Climbing up state's educational ladder

Thursday, April 18, 2002

They're celebrating in Kansas City today as the public school system there narrowly averted a state takeover planned in July. Slight improvements in test scores and the promise for better improvements in the months ahead convinced the State Board of Education to return provisional accreditation to the school system.

But behind the numbers remains a problem with the 35,000-student school district. Kansas City schools remain among the worst performers in the state despite $2 billion in state desegregation funds. By any definition, the new provisional status puts Kansas City on the lowest rung on the ladder.
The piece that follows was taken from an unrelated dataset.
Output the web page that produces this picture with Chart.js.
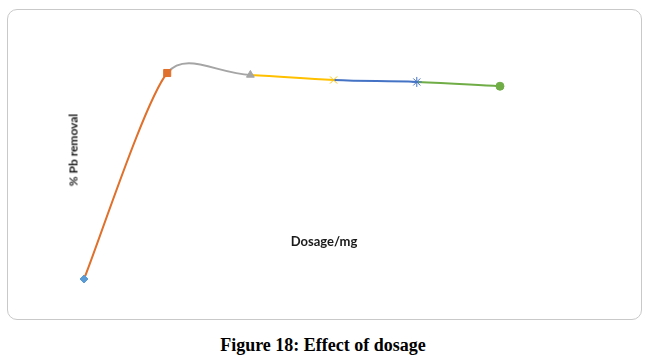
<!DOCTYPE html>
<html>
<head>
<meta charset="utf-8">
<script src="https://cdn.jsdelivr.net/npm/chart.js@4/dist/chart.umd.min.js"></script>
<style>
  html, body { margin: 0; padding: 0; background: #fff; }
  body { width: 646px; height: 361px; position: relative; overflow: hidden; }
  #box {
    position: absolute; left: 7px; top: 9px; width: 633px; height: 309px;
    border: 1px solid #c9c9c9; border-radius: 10px;
  }
  #box canvas { position: absolute; left: 0; top: 0; }
  .ylabel {
    position: absolute; left: 73px; top: 150px;
    transform: translate(-50%, -50%) rotate(-90deg);
    font: bold 12px Lato, sans-serif; color: #1a1a1a; white-space: nowrap;
  }
  .xlabel {
    position: absolute; left: 324px; top: 241px;
    transform: translate(-50%, -50%);
    font: bold 13px Lato, sans-serif; color: #1a1a1a; white-space: nowrap;
  }
  .caption {
    position: absolute; left: 0; width: 646px; top: 335px; text-align: center;
    font: bold 18px "Liberation Serif", "Times New Roman", serif; color: #000;
  }
</style>
</head>
<body>
<div id="box"><canvas id="chart" width="633" height="309"></canvas></div>
<div class="ylabel">% Pb removal</div>
<div class="xlabel">Dosage/mg</div>
<div class="caption">Figure 18: Effect of dosage</div>
<script>
// dosage steps and % Pb removal
const dosage = [1, 2, 3, 4, 5, 6];
const removal = [35, 88, 87.5, 86.2, 85.7, 84.6];

// each point was its own Excel series, so every marker gets its own colour/shape
const pointColors = ["#5B9BD5", "#E0712C", "#A5A5A5", "#FFC000", "#4472C4", "#70AD47"];
const pointShapes = ["rectRot", "rect", "triangle", "crossRot", "star", "circle"];
const pointSizes = [4, 5, 4.5, 5, 5, 4];

const points = dosage.map((d, i) => ({ x: d, y: removal[i] }));
const clear = "rgba(0,0,0,0)";

const ctx = document.getElementById("chart");

new Chart(ctx, {
  type: "line",
  data: {
    datasets: [
      {
        // main curve, first rise drawn separately below (flatter start in Excel)
        data: points,
        borderWidth: 2,
        tension: 0.4,
        segment: {
          borderColor: c => c.p0DataIndex === 0 ? clear : pointColors[c.p1DataIndex]
        },
        pointStyle: pointShapes,
        pointRadius: pointSizes,
        pointBackgroundColor: pointColors,
        pointBorderColor: pointColors,
        pointBorderWidth: 1,
        order: 0
      },
      {
        // the steep first rise, softer smoothing
        data: points.slice(0, 3),
        borderWidth: 2,
        tension: 0.18,
        segment: {
          borderColor: c => c.p0DataIndex === 0 ? pointColors[1] : clear
        },
        pointRadius: 0,
        order: 1
      }
    ]
  },
  options: {
    responsive: false,
    animation: false,
    layout: { padding: 0, autoPadding: false },
    plugins: { legend: { display: false }, tooltip: { enabled: false } },
    scales: {
      x: { type: "linear", display: false, min: 0.0865, max: 7.695 },
      y: { display: false, min: 24.71, max: 104.21 }
    }
  }
});
</script>
</body>
</html>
I have long discussed the pathetic social experiment that failed in Kansas City. There remains this mistaken notion that throwing dollars after a problem will somehow provide a solution. By now we should clearly recognize that dollars alone will do little to improve academic performance. Granted, funding is part of the solution but it takes parental involvement and a premium on education to make a school system successful.

But Kansas City is not alone and the problem is not isolated to the urban school districts. Our region too has its share of problem schools that consistently lag behind others. But it's important for the public to realize just which students we're discussing here.

The brightest of the bright in virtually all school districts will always succeed. And these top ranking students continue to perform at above average levels regardless of the school district. That's true here and elsewhere.

What we're talking about is the lowest performing students. I've always questioned this approach but it's the path we've taken regardless. We put extreme emphasis on these underachieving students in our obsessive attempt to raise their level. I argue that this approach is misguided and virtually doomed to failure with few exceptions.

Low performing students will always perform at the lowest level. It's not dollars that will change this fact of life however. When there is no parental involvement and there is no emphasis on the value of education, high performance is nearly impossible. It seems to me the focus should be on raising the middle performers to the upper levels of achievement. But the state doesn't necessarily see it that way.

We cautiously commend Kansas City for this reprieve. We'll see what the numbers indicate come August when the next accreditation report is expected.